• **OBJECTIVE**:
Keep pictures out. Copy exactly the lines from the one containing "Generate a Python" to the one containing "epochs = list(range(50))", endpoints included.

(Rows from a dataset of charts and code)
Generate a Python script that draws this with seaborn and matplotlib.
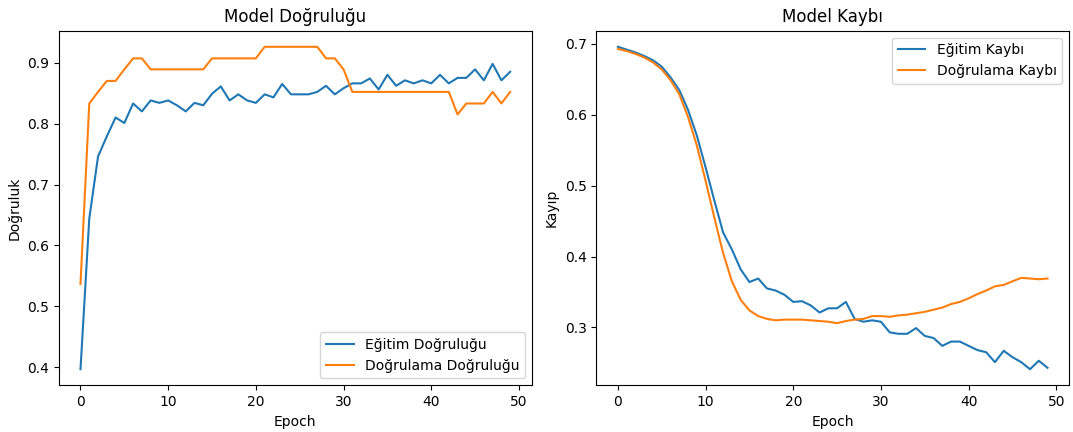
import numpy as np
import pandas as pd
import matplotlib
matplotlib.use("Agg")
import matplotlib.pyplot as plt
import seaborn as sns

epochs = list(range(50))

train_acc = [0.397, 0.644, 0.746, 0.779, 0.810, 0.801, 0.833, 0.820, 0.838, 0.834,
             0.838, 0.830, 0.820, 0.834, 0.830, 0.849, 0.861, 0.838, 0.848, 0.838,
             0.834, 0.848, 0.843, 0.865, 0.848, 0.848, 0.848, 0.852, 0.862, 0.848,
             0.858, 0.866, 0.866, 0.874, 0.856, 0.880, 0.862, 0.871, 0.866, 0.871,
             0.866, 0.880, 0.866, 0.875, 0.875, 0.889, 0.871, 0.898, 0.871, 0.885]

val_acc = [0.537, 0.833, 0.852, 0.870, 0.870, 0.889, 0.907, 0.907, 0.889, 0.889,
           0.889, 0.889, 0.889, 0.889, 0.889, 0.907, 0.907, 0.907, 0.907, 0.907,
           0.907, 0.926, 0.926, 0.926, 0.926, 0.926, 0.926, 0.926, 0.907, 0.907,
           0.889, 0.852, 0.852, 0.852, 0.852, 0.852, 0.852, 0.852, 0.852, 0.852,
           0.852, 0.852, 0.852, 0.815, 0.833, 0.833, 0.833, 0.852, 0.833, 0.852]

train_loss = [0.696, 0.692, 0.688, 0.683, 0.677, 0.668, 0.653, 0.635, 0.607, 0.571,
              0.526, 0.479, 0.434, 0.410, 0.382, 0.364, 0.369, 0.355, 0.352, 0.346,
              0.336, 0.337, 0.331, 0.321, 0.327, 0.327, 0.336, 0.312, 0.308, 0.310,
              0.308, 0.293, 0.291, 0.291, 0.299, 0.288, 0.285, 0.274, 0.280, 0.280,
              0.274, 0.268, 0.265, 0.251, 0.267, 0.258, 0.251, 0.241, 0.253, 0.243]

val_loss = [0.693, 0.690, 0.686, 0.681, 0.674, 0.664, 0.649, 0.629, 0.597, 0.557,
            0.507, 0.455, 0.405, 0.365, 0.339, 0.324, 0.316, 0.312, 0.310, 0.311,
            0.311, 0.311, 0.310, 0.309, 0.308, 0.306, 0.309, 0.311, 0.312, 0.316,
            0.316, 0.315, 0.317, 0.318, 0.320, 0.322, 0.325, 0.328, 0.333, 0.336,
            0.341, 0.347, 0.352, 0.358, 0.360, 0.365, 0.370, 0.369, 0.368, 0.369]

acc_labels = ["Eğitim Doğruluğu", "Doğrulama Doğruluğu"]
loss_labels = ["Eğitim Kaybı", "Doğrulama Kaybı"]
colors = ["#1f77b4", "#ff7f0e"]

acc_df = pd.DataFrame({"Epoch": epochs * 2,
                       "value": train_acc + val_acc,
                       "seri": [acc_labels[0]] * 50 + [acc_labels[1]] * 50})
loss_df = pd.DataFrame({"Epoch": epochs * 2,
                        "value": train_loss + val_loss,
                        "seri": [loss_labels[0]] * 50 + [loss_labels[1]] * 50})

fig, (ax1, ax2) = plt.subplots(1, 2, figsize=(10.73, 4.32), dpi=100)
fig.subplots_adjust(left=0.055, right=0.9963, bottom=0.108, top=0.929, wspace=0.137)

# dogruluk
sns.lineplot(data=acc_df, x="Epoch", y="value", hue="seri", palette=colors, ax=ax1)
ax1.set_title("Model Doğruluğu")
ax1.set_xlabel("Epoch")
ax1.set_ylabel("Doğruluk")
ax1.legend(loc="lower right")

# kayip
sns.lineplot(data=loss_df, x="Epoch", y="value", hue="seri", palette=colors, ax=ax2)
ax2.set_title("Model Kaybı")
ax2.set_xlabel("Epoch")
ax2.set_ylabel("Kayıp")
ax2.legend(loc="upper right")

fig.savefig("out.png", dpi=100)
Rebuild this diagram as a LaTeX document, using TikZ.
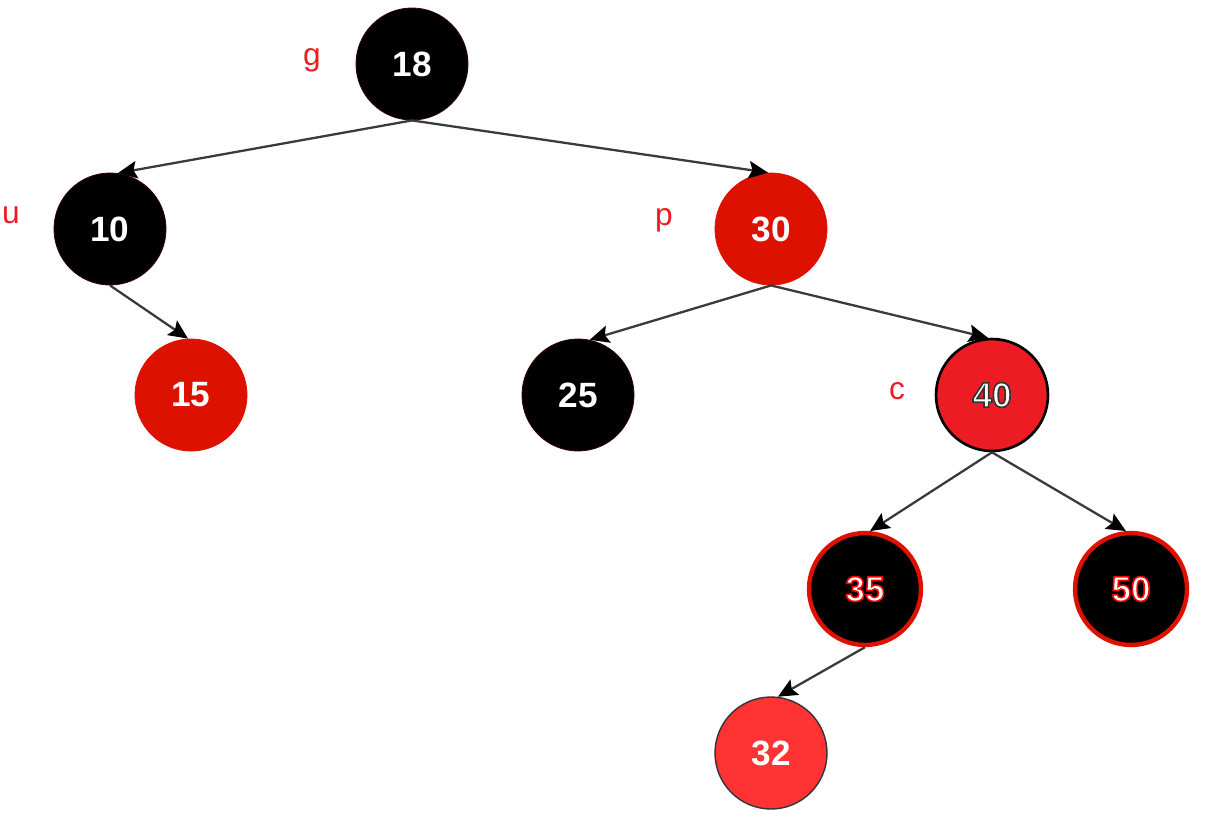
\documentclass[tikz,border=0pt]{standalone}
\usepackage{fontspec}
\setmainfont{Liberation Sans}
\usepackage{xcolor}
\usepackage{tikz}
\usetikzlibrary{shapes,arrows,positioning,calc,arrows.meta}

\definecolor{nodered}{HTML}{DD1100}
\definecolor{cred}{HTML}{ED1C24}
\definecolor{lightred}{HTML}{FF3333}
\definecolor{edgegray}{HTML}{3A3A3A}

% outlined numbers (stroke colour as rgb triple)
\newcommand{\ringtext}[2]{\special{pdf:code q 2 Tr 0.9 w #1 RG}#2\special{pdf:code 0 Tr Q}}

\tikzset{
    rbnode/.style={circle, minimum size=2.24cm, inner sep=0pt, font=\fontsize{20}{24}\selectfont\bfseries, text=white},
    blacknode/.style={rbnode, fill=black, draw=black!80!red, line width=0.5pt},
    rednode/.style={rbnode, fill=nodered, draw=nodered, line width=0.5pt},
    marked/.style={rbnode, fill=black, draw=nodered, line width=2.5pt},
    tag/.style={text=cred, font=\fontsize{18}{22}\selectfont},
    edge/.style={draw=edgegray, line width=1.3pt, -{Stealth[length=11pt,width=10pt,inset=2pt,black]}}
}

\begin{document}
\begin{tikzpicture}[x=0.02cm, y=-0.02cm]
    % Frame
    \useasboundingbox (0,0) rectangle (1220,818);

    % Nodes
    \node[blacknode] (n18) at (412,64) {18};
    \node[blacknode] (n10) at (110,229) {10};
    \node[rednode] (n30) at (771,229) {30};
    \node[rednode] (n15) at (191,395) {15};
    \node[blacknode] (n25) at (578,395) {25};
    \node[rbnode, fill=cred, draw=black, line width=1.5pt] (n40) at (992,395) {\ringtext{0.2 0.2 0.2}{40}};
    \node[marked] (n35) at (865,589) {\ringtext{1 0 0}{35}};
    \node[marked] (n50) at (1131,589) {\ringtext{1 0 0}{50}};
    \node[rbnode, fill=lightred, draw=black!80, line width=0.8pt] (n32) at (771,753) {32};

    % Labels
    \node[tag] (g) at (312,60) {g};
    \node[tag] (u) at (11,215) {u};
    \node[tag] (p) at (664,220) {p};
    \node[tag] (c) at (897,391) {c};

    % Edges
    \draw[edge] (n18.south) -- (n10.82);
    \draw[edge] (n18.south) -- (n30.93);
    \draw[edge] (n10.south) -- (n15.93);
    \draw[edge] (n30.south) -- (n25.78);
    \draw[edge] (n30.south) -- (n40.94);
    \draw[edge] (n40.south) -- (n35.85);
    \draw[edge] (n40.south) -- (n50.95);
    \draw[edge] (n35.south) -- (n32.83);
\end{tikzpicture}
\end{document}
---
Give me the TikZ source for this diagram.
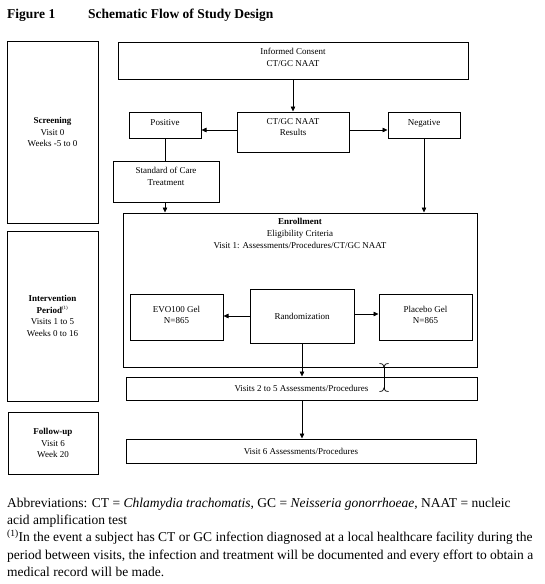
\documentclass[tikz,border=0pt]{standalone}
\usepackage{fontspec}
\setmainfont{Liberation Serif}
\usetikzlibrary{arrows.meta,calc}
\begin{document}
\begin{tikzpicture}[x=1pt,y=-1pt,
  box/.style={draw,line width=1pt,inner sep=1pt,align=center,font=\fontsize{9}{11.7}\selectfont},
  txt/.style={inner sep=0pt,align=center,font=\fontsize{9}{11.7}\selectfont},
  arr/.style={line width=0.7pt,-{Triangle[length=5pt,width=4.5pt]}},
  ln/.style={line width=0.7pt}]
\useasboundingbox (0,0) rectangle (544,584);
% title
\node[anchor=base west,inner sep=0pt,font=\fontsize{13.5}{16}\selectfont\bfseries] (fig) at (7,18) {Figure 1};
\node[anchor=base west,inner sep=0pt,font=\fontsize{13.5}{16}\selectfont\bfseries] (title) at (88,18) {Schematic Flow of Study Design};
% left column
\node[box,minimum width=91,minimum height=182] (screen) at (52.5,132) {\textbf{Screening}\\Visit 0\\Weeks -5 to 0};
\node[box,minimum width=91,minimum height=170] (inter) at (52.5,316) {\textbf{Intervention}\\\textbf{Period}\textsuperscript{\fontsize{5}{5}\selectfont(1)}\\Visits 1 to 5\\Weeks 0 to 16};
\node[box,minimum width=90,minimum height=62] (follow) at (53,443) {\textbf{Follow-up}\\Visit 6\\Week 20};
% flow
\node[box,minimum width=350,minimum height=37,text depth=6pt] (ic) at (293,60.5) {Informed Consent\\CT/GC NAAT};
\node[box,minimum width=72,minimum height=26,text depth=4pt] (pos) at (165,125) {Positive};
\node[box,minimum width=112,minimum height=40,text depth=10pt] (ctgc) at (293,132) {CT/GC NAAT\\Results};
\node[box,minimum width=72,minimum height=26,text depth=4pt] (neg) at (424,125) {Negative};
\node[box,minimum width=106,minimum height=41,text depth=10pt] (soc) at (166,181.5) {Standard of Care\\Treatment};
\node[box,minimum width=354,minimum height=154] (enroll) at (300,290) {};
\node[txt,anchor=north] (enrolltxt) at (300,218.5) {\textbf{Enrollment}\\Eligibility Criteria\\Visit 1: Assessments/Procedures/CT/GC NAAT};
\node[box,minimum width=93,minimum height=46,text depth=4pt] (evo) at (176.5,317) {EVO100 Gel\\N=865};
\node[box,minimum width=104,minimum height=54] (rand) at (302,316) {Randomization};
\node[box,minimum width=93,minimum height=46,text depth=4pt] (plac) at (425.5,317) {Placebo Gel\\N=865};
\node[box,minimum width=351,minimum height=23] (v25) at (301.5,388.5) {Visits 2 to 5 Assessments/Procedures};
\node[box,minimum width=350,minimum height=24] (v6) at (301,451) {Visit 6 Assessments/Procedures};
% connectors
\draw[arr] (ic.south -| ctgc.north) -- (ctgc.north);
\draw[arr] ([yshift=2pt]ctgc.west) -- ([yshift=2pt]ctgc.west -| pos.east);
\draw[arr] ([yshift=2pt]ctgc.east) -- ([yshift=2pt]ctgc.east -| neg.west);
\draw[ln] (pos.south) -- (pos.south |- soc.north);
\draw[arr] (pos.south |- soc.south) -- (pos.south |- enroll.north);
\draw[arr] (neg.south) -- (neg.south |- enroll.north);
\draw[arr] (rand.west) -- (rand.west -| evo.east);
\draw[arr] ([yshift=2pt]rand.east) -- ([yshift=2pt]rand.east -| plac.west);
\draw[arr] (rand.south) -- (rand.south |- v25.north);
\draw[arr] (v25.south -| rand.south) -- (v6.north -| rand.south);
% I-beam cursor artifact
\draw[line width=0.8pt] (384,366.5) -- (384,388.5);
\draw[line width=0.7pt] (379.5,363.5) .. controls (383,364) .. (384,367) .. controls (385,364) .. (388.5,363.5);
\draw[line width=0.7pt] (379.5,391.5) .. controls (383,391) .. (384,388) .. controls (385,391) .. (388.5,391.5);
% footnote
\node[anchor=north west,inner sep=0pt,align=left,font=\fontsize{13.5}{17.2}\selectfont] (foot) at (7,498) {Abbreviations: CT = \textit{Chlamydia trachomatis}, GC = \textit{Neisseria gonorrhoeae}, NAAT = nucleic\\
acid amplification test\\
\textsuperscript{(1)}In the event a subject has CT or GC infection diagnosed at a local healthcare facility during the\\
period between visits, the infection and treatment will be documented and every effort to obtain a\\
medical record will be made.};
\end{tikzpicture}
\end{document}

• **SOLVED EXERCISE**:
Generate a Python script that draws this with seaborn and matplotlib.
import numpy as np
import pandas as pd
import matplotlib
matplotlib.use("Agg")
import matplotlib.pyplot as plt
import seaborn as sns

epochs = list(range(50))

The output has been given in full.